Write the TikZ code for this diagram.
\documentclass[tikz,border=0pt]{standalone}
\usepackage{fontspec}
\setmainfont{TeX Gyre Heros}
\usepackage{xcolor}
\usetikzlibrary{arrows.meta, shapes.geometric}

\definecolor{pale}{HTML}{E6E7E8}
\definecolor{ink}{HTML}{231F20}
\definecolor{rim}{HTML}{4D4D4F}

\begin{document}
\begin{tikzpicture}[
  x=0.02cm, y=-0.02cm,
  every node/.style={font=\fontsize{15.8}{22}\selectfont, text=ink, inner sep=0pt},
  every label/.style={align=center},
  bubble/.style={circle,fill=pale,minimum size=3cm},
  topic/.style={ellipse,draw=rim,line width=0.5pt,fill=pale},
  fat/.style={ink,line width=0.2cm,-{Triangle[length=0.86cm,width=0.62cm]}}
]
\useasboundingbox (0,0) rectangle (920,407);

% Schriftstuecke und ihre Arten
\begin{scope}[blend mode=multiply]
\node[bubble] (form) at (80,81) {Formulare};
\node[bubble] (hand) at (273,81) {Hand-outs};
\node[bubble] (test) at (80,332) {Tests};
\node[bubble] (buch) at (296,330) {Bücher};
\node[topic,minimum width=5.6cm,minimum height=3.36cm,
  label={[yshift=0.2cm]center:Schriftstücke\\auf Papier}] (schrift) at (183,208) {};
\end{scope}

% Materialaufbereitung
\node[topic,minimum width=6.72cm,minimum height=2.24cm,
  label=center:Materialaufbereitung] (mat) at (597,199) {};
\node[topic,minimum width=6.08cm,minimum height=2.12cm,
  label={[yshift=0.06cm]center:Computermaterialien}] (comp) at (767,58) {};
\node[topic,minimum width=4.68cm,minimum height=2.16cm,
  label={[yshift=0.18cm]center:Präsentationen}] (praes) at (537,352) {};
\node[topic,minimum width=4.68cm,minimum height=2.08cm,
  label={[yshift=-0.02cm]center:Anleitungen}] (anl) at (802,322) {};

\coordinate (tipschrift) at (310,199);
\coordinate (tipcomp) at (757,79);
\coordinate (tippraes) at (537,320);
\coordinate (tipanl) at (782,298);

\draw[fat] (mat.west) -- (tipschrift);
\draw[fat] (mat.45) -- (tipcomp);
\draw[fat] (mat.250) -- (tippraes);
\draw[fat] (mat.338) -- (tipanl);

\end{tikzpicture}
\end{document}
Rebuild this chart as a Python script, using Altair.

Goal =
Pick every line with "this" in it and copy it.

Output =
Write the TikZ code for this diagram.
Rebuild this chart as a Python script, using Altair.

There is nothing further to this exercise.